I would like to make sure that this is correct for Unicode 10.0.0 before moving to Unicode 11.0.0. I will try to find out how to fix this by myself, but would definitely appreciate help.
Files
Updated by duerst (Martin Dürst) about 6 years ago
- Blocks Feature #15182: Update extended grapheme cluster implementation for Unicode 11 added
Updated by shevegen (Robert A. Heiler) about 6 years ago
This issue is epic due to its title alone! (I don't quite know whether
there are indeed genie and zombie emojis yet but it makes me curious.)
except those relating to genies, zombies, and wrestling (THIS IS NOT
A JOKE!).
Awww .... :)
Updated by duerst (Martin Dürst) about 6 years ago
Some data points from a discussion between @naruse (Yui NARUSE) and myself:
-
Up to elf (U+1F9DD) is Emoji_Modifier_Base, but genie (U+1F9DE) isn't.
-
Emoji_Modifier only includes skin tones (U+1F3FB-1F3FF, light skin tone..dark skin tone)
-
For experts, that seems to make sense, because there are apparently light and dark elves, but all the zombies have the same half-dead skin color.
-
For 'wrestling' again, it doesn't allow skin colors.
-
So the error seems to appear when an emoji takes male/female specifiers, but isn't allowed to take skin tones.
-
As we are going to rewrite the underlying implementation (function
node_extended_grapheme_cluster
in regparse.c), we may not care to fix this bug anymore. But if somebody finds a fix, they may want to apply it to older versions of Ruby (2.5 and 2.4).
Updated by duerst (Martin Dürst) about 6 years ago
- File debug_X_genie.txt debug_X_genie.txt added
- File debug_X_elf.txt debug_X_elf.txt added
I had my computer spend about 10h to compile Ruby with regexp debug flags activated. It took that long because while Ruby is building, it starts running Ruby scripts with lots of regexp debug output. (I probably should have deactivated document building and used 2>/dev/null for a bit of speedup.)

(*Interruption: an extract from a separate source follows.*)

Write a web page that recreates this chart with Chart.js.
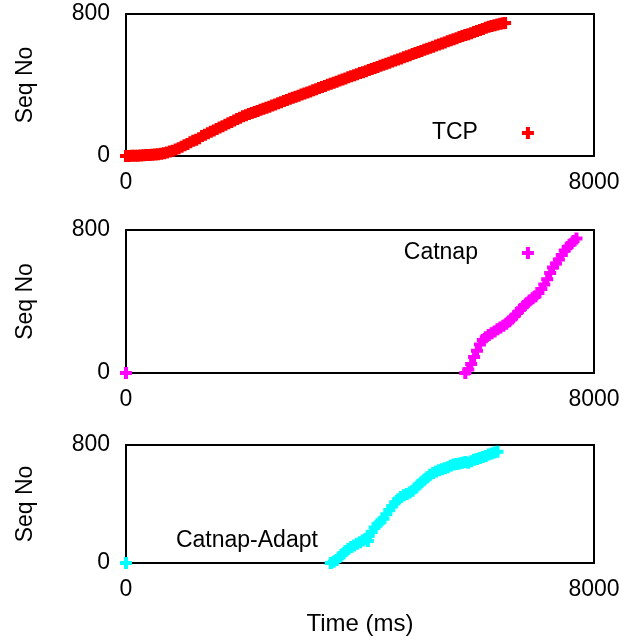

Then I was able to try out the above example, attached as debug_X_genie.txt
(the exact command was: ./ruby --disable-gems -e '"\u{1F9DE 200D 2640 FE0F}" =~ /\X/' 2>debug_X_genie.txt
).
I also did the same for the 'elf' emoji: ./ruby --disable-gems -e '"\u{1F9DD 200D 2640 FE0F}" =~ /\X/' 2>debug_X_elf.txt
. File also attached.
The files only differ at the end, when the actual match happens.
Updated by duerst (Martin Dürst) about 6 years ago
- Status changed from Open to Closed
- Assignee changed from naruse (Yui NARUSE) to duerst (Martin Dürst)
- Backport changed from 2.4: UNKNOWN, 2.5: UNKNOWN to 2.4: UNKNOWN, 2.5: REQUIRED
Working through Unicode Standard Annex #29 (version 31, for Unicode 10.0.0), I'm not sure all of the code in node_extended_grapheme_cluster() (in regparse.c) is perfect. But this solves an obvious bug, and we'll leave it at that for Unicode 10.0.0.